Sponsorship from all management tiers

As mentioned above, a sizable component in driving participant engagement is to exhibit buy-in for the program. This starts at the top with executive leadership and trickles all the way down to resource managers. Often, project resources will look upward and align both their attitude and actions toward the program based on how their manager treats the initiative. Any breakdown of this sponsorship along the chain of command can cultivate disengaged employees and wreak havoc on program success. I was once part of a large program where the head of the transformation initiative would routinely walk the floor and converse with each project resource. This helped to create and nurture relationships across the program and made resources feel valued. Management displaying enthusiasm for the program and taking the time to articulate to contributors that what they do matters is extremely encouraging and motivating. Ultimately this positive environment, initially sparked and continually fostered with management exhibiting buy-in and excitement, contributes to program success.

Early project wins

At the start of a program, when the duration is likely measured in “years”, the lengthy timeline can sound daunting to everyone involved. However, just because a program’s overall lifespan can be quite long does not prohibit tangible positive results to be realized by downstream users prior to the program completion. Programs are comprised of many projects, and it is wise to sequence one or more shorter duration efforts toward the onset. Seeing the fruits of your labor in material form and realizing the benefit they have to the business is extremely motivating.
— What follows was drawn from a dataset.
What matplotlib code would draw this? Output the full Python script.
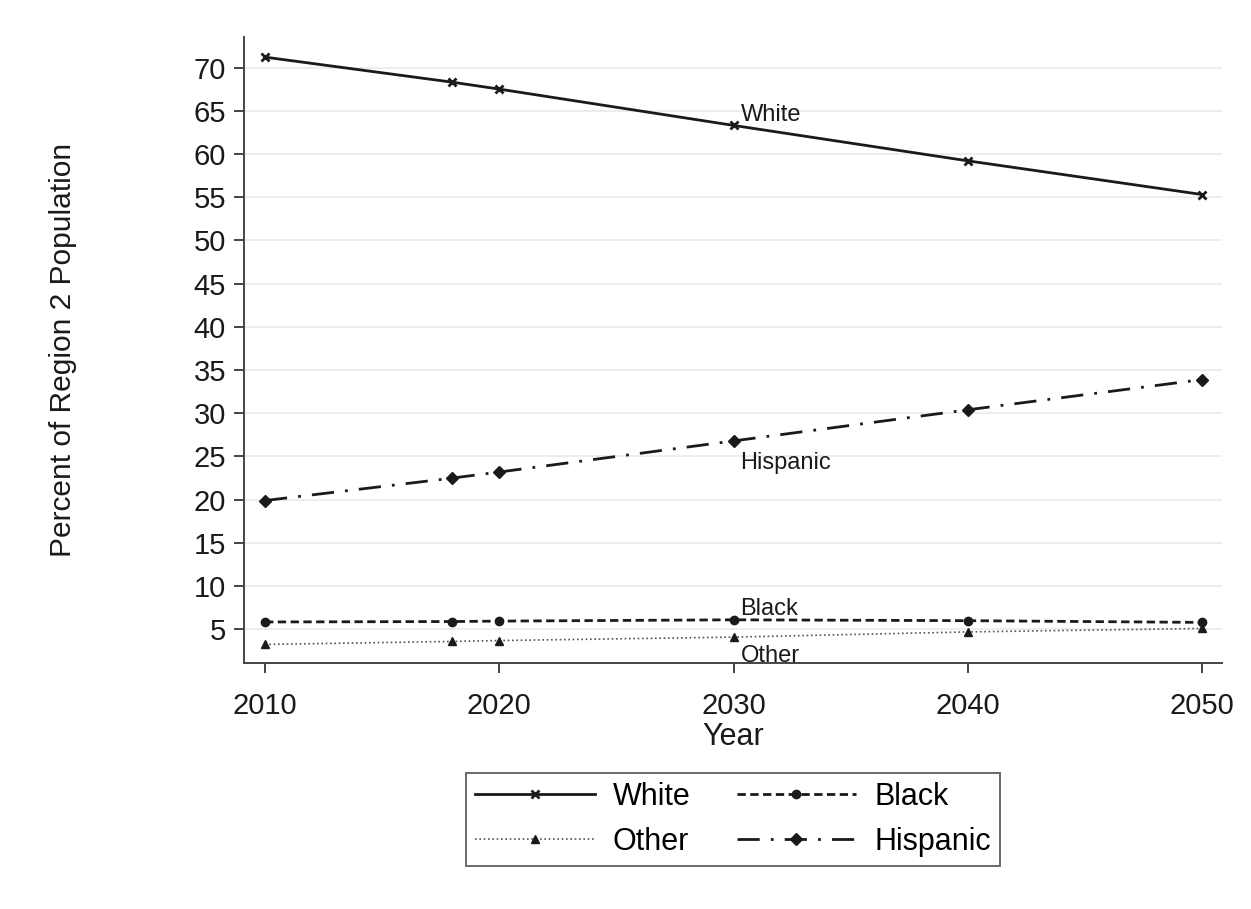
import matplotlib
matplotlib.use('Agg')
import matplotlib.pyplot as plt

plt.rcParams['font.family'] = ['Liberation Sans', 'DejaVu Sans']

years = [2010, 2018, 2020, 2030, 2040, 2050]
white = [71.2, 68.3, 67.5, 63.3, 59.2, 55.3]
black = [5.85, 5.9, 5.95, 6.1, 6.0, 5.8]
other = [3.25, 3.6, 3.7, 4.1, 4.7, 5.1]
hispanic = [19.9, 22.5, 23.2, 26.8, 30.4, 33.9]

xticks = [2010, 2020, 2030, 2040, 2050]
yticks = list(range(5, 75, 5))

fig = plt.figure(figsize=(12.51, 9.09), dpi=100)
ax = fig.add_axes([0.195, 0.2706, 0.782, 0.6884])

for y in yticks:
    ax.axhline(y, color='#e6eff1', lw=1.4, zorder=0)

ax.plot(years, white, '-', color='#1a1a1a', lw=2.0, marker='x', ms=6, mew=2.0,
        label='White')
ax.plot(years, black, color='#1a1a1a', lw=2.0, ls=(0, (3, 1.6)), marker='o', ms=6,
        label='Black')
ax.plot(years, other, color='#555555', lw=1.2, ls=(0, (1, 1.6)), marker='^', ms=5.5,
        mfc='#1a1a1a', mec='#1a1a1a', label='Other')
ax.plot(years, hispanic, color='#1a1a1a', lw=2.0, ls=(0, (8, 4, 1, 4)), marker='D', ms=6,
        label='Hispanic')

# series labels beside the 2030 point (offsets in points)
i30 = years.index(2030)
for vals, name, dy in [(white, 'White', 7.5), (hispanic, 'Hispanic', -16),
                       (black, 'Black', 8), (other, 'Other', -13.5)]:
    ax.annotate(name, (years[i30], vals[i30]), xytext=(5, dy), textcoords='offset points',
                ha='left', va='center', fontsize=17, color='#1a1a1a')

ax.set_xlim(2009.1, 2050.85)
ax.set_ylim(1.1, 73.5)
ax.set_xticks(xticks)
ax.set_yticks(yticks)
ax.tick_params(axis='both', labelsize=21, color='#444444', length=7, width=1.4,
               labelcolor='#1a1a1a')
ax.tick_params(axis='x', pad=14)
ax.tick_params(axis='y', pad=6)
for s in ['top', 'right']:
    ax.spines[s].set_visible(False)
for s in ['left', 'bottom']:
    ax.spines[s].set_color('#444444')
    ax.spines[s].set_linewidth(1.4)

ax.set_xlabel('Year', fontsize=22, color='#1a1a1a')
ax.xaxis.set_label_coords(0.5, -0.094)
ax.set_ylabel('Percent of Region 2 Population', fontsize=21.5, color='#1a1a1a')
ax.yaxis.set_label_coords(-0.171, 0.5)

handles, labels = ax.get_legend_handles_labels()
order = [0, 2, 1, 3]
leg = fig.legend([handles[i] for i in order], [labels[i] for i in order],
                 loc='center', bbox_to_anchor=(0.586, 0.0985), ncol=2, fontsize=22,
                 numpoints=1, handlelength=3.9, columnspacing=1.5, handletextpad=0.6,
                 frameon=True, fancybox=False, edgecolor='#444444',
                 borderpad=0.3, labelspacing=0.5, borderaxespad=0)
leg.get_frame().set_linewidth(1.4)

fig.savefig('out.png', dpi=100, facecolor='white')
This helps promote a positive view of the program with resources directly involved as well as those reaping the value downstream. These small successes should be celebrated along the way to remind participants of what their tireless efforts can achieve and continue encouraging them to keep working with the same diligence throughout the program.

Dedicated testing workstream

Even if you have detailed test scripts and intelligent people executing sophisticated test cases, this phase of work can still go awry without the proper testing plan in place. Therefore, the structure and management of testing should be owned by a devoted set of individuals. Develop a testing approach with clear expectations and requirements for entry criteria, test scripts, test cases, documentation requirements, and exit criteria. Identify an application to track progress, store results, and generate reporting. Testing data points are critical to create test metrics at any given time with the ability to hone in on critical issues. By organizing a streamlined testing approach, it makes the “go/no-go” decision crystal clear and is supported by indisputable results data.

Model office environment

Establishing a dedicated model office has many benefits. As a living and breathing prototype that is reflective of the future production environment (at least, as close as possible) a model office supports more thorough and accurate testing. As this model office environment is configured as it would be in production, test execution results are able to take these configuration nuances into account and mitigate unexpected outcomes upon go-live. Additionally, the model office allows end users to innately become more familiar and comfortable with the new platform well before production go-live, simply by involving them. Of course, formal training should still be provided, however this offers a way to reduce the overall learning curve of a new application. A model office environment also supports the ability for end users to validate that the new technology supports their requirements; a feedback loop that can be repeated many times if it is discovered that business requirements were not fulfilled appropriately.

Although it is difficult to predict a program’s end outcome with 100% certainty, by considering these practical recommendations you can take steps toward increasing the success rate of your intended vision.